Given this history, it’s reasonable to expect a fully developed ethical-products sector in which most companies attain the benefits of ethical marketing despite misleading, exaggerated, or downright false claims about labor (and other) practices. Even GoodGuide, a large improvement over past rating efforts and a useful tool for consumers, gives generous scores to major apparel brands whose primary achievement has been developing more sophisticated forms of empty rhetoric. It rates companies that have adopted FTUSA’s deficient apparel standard above Alta Gracia, the only brand in the field that actually pays workers a living wage (full disclosure: the Worker Rights Consortium helped develop Alta Gracia and wrote the labor standard).

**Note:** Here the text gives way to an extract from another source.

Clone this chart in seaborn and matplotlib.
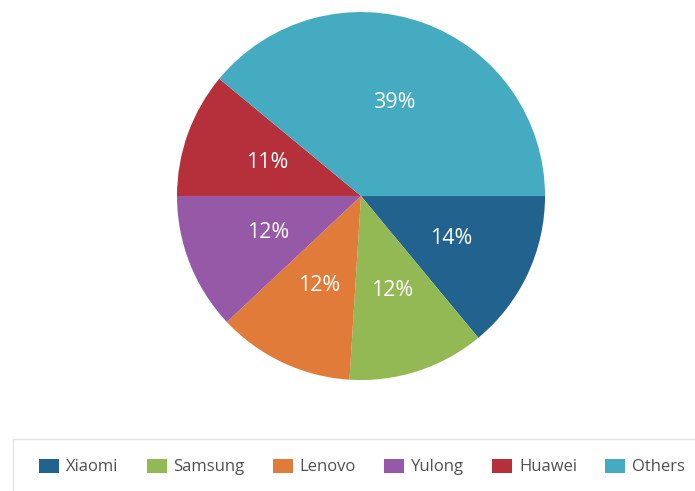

I believe ethical consumption can be an effective means to advance workers’ rights, but not without the following three component. First, high standards and clear definitions that enable people readily to distinguish the fake from the real, so that companies benefit from an ethical label or a favorable rating only if they pay workers a living wage, treat them with respect, give them a voice in the workplace, and are prepared to recognize independent unions. Second, recognition that social labeling efforts need to be part of broader activist campaigns; getting an ethical seal of approval will be a far more powerful motivator if combined with reputational pressure, and ongoing engagement by labor and its allies is the only way to keep any labeling system honest. Third, moving from ethical labeling as a form of special recognition to ethical labeling—and, more important, the labor practices necessary to earn it—as a minimum standard, one that comes as close as possible to replicating effective public regulation: forcing substandard products off the shelves.